Many UK contracts now sit inside IR35 arrangements where tax treatment is much closer to employment income. As a result, some of the historical tax advantages associated with contracting have reduced.

For Actuaries considering UK contract opportunities, understanding whether a contract is inside or outside IR35 remains essential. The headline day rate alone doesn't tell you enough.

Contracting is cyclical

Contractor demand is project-driven. The Actuarial profession has experienced several major waves of contracting demand:

  • Solvency II — created huge demand across Life and General Insurance
  • IFRS 17 — one of the largest Actuarial contracting markets seen in recent years
  • Finance Transformation — data modernisation, reporting changes and systems projects continue to create demand

The challenge is that these waves eventually end. A contractor earning exceptional rates during a major industry-wide project should not assume those conditions will exist forever. Markets change. Budgets tighten. Projects finish. Demand softens. That's part of the risk.

Specialisation matters

The strongest contractors usually become known for something specific. Examples include:

  • GI Pricing
  • Reserving
  • Capital Modelling
  • Reinsurance
  • IFRS 17
  • Solvency II
  • Prophet
  • Data & Analytics
  • Systems Implementation

Companies rarely hire expensive contractors for generic capability. They hire them because they solve problems quickly. The clearer your expertise, the easier it becomes to command premium rates.

Is contracting easier?

Usually not. Many contractors enjoy excellent flexibility. Others work extremely hard. Companies often bring contractors in because something is behind schedule, understaffed or strategically important. That can create significant pressure.

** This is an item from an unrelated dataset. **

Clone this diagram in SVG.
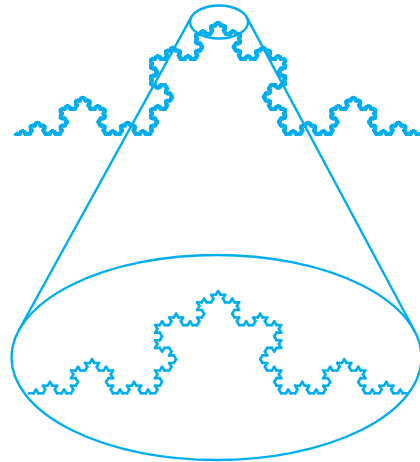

The idea that contracting automatically means working less is largely a myth. The reality depends heavily on the project and employer.

Who should consider contracting?

Contracting tends to work best for Actuaries who:

  • Have several years of post-qualification experience
  • Possess specialist expertise
  • Have built a strong professional network
  • Are comfortable with uncertainty
  • Are financially organised
  • Enjoy independence

It's generally less suitable for those still building core technical skills or seeking structured career development.

Why some contractors return to permanent roles

This happens more often than people think. Common reasons include:

  • Greater stability
  • Leadership opportunities
  • Better benefits
  • Less administration
  • Family considerations
  • Desire for a longer-term home

Returning to permanent employment isn't a failure. For many Actuaries, it's simply a better fit at a particular stage of life.

So, should you go contracting?

The answer depends on what you value. If your priorities are maximising earnings, flexibility, independence and variety of work, then contracting can be extremely attractive.

If your priorities are stability, predictable income, career progression and strong benefits, then permanent employment may remain the better option.

Neither path is objectively better. They're simply different.

Final thoughts

The best contractors are rarely the people chasing the highest day rate. They're usually the people who understand the economics properly. They know that a €1,000 day rate isn't the same as a €1,000 salary equivalent.

They understand pensions, taxes, downtime and risk. They build specialist expertise. They maintain strong networks. And they treat contracting like a business, not a job.

Done well, contracting can accelerate earnings and provide enormous flexibility. Done poorly, it can create more uncertainty than many people expect. Understanding that trade-off is usually the difference between success and disappointment.